According to Peruvian inmate Castro, Davidson was apprehensive about imminent extradition to Australia: "Everyone in prison knows he escaped because when his time was up here the Australian police were going to get him for stuff he'd done with drugs back home."
In 2014, Davidson was charged with the possession of drug paraphernalia, possession and intent to supply or sell methamphetamine and cannabis, and for driving without a licence.
In January 2015, Davidson failed to appear at Perth Magistrates Court to answer to those charges and absconded to Bali on a one-month tourist visa. He remained in hiding on the Indonesian holiday island for nearly a year until he was discovered by immigration authorities using another man's passport.
Davidson was subsequently sentenced to a year's imprisonment and given the option of serving an additional five months or paying a fine of 100 million rupiahs (AU$10,000; £5,800). He chose the former despite coming from a family of adequate means, which adds further weight to the theory that he would rather be anywhere but home.
"Shaun comes from Subiaco [a wealthy suburb of Perth] and his family have plenty of money," said an Australian living in Bali who conducts mercy visits at Kerobokan prison and who spoke on the condition of anonymity for fear she would be blacklisted from the visitor's yard.
"But I don't think it was prison he was worried about. It was Mongols," she said, referring to the outlaw motorcycle club and alleged organised crime syndicate Davidson has links to in Perth. "He owes them a lot of money."
Contacted by the BBC through Facebook, Davidson, who has now been placed on Interpol's "orange" list of fugitives who represent "a serious and imminent threat to public safety," made light of the allegation that he is in debt to the Mongols.
"Hahahahaha you're funny," he wrote. "Don't forget to send me a link to the article when you do it. This will be hilarious. Have a good afternoon yea [sic]."
It was the first and only statement Davidson - or the individual updating the Facebook page - had made to the media since 29 July, when he published a note offering cash-for-comment to the highest bidder. He refused to say whether he'd received any offers.

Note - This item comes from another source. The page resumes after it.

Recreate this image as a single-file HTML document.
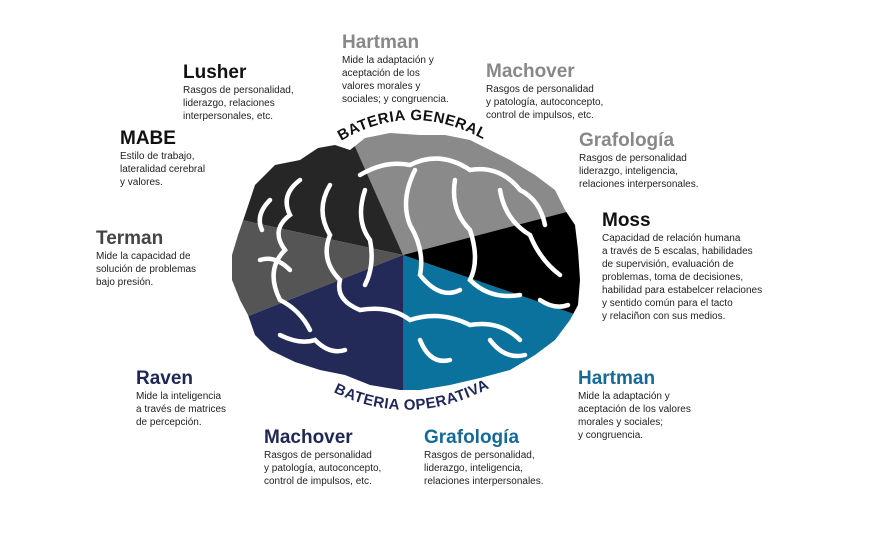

However, he later posted publicly: "I'm not guilty of the allegations against me in Perth Australia and don't have faith in the system or the courts to see it for what it is."
Daniel Lewkovitz, director of Calamity, a Sydney-based electronic security firm that consults with anti-terrorism and police agencies, says finding Davidson may prove no easy task.
"I am not aware of any fugitive handbook that recommends actively tormenting police," he says. "But it's entirely possible the stuff on Facebook is disinformation being carried out by his friends or anonymous online fans.
"In any case, even if Indonesian police obtained his IP address from a host like Facebook in San Francisco or a local internet service provider, the GPS co-ordinates may not be too accurate as you can use a lot of different anonymisers to obscure your whereabouts from all but the most sophisticated state level intelligence agencies."
Mr Lewkovitz believes authorities in Indonesia and abroad will have to rely on traditional police work instead.
"But that takes huge resources that not all law enforcement agencies have. And even with those resources, they will not necessarily allocate a great deal of them at a relatively low-profile target like this," he said.
But Clarke Jones, an expert on corrections and organised crime at the Australian National University's College of Asia and the Pacific, says it's only a matter of time until they find their man.
"It is quite plausible that he's in Pattaya because there is a large drug trade going on there and he has those connections," Mr Jones says. "But wherever he is, the Indonesian police will find him, especially with his thrill-seeking behaviour taunting police on social media.
"This whole thing is really embarrassing for them - it's made them lose face - so they will really want to get him," he says.
"Plenty of other fugitives have done this in the past, playing the cat and mouse game, and it nearly always ends the same way - with the fugitive back behind bars."